▸ **TASK REQUIREMENTS**
Track down the lines that contain "with" and copy them.

▸ **MATERIAL FOR THE TASK**

_ _ _

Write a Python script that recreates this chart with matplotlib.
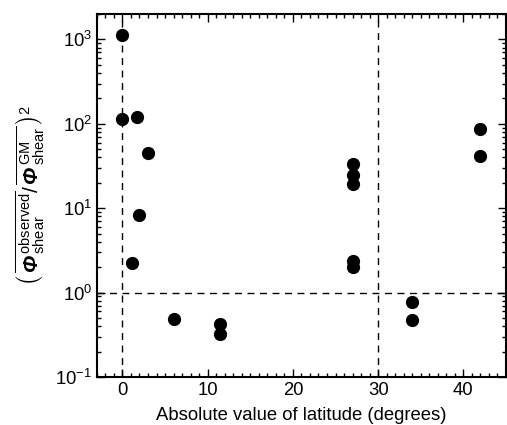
import numpy as np
import matplotlib
matplotlib.use("Agg")
import matplotlib.pyplot as plt
from matplotlib.ticker import LogLocator, MultipleLocator, NullFormatter

plt.rcParams['font.family'] = ['Liberation Sans', 'DejaVu Sans']
plt.rcParams['mathtext.fontset'] = 'custom'
plt.rcParams['mathtext.rm'] = 'Liberation Sans'
plt.rcParams['mathtext.it'] = 'Liberation Sans:italic'
plt.rcParams['mathtext.bf'] = 'Liberation Sans:italic:bold'
plt.rcParams['mathtext.default'] = 'regular'

# |latitude| (deg) and squared shear ratio
lat = [0, 0, 1.7, 3.0, 2.0, 1.1, 6.0, 11.4, 11.4,
       27, 27, 27, 27, 27, 34, 34, 42, 42]
ratio = [1120, 115, 120, 45, 8.4, 2.25, 0.49, 0.43, 0.32,
         33, 25, 19.5, 2.4, 2.0, 0.77, 0.47, 87, 42]

fig = plt.figure(figsize=(5.07, 4.25), dpi=100)
ax = fig.add_axes([0.191, 0.113, 0.807, 0.854])

ax.axvline(0, color='black', lw=1, ls=(0, (5, 4)), zorder=1)
ax.axvline(30, color='black', lw=1, ls=(0, (5, 4)), zorder=1)
ax.axhline(1, color='black', lw=1, ls=(0, (5, 4)), zorder=1)
ax.plot(lat, ratio, 'o', color='black', ms=8.5, zorder=3)

ax.set_yscale('log')
ax.set_xlim(-3, 45)
ax.set_ylim(0.1, 2000)
ax.xaxis.set_major_locator(MultipleLocator(10))
ax.xaxis.set_minor_locator(MultipleLocator(1))
ax.yaxis.set_major_locator(LogLocator(base=10, numticks=10))
ax.yaxis.set_minor_locator(LogLocator(base=10, subs=np.arange(2, 10), numticks=10))
ax.yaxis.set_minor_formatter(NullFormatter())
ax.tick_params(which='both', direction='in', top=True, right=True, width=1, labelsize=13.3)
ax.tick_params(which='major', length=6)
ax.tick_params(which='minor', length=3)
for s in ax.spines.values():
    s.set_linewidth(1.5)

ax.set_xlabel('Absolute value of latitude (degrees)', fontsize=13.3, labelpad=6)
ax.set_ylabel(r'$\left(\,\overline{\mathbf{\Phi}^{\,\mathrm{observed}}_{\,\mathrm{shear}}}'
              r'/\,\overline{\mathbf{\Phi}^{\,\mathrm{GM}}_{\,\mathrm{shear}}}\,\right)^{2}$',
              fontsize=15, labelpad=6)

fig.savefig('out.png', dpi=100)
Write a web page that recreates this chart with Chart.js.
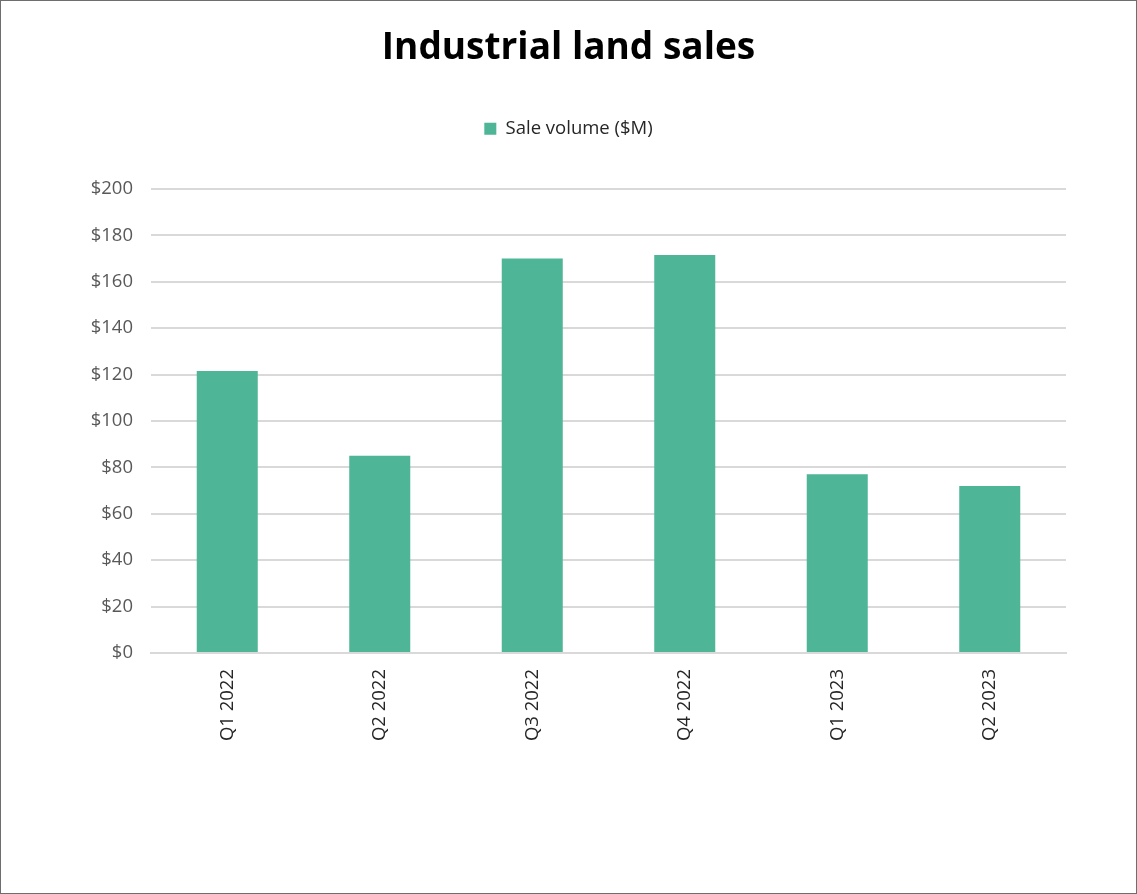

_ _ _

▸ **RESULT OF THE EXERCISE**
Write a Python script that recreates this chart with matplotlib.
Write a web page that recreates this chart with Chart.js.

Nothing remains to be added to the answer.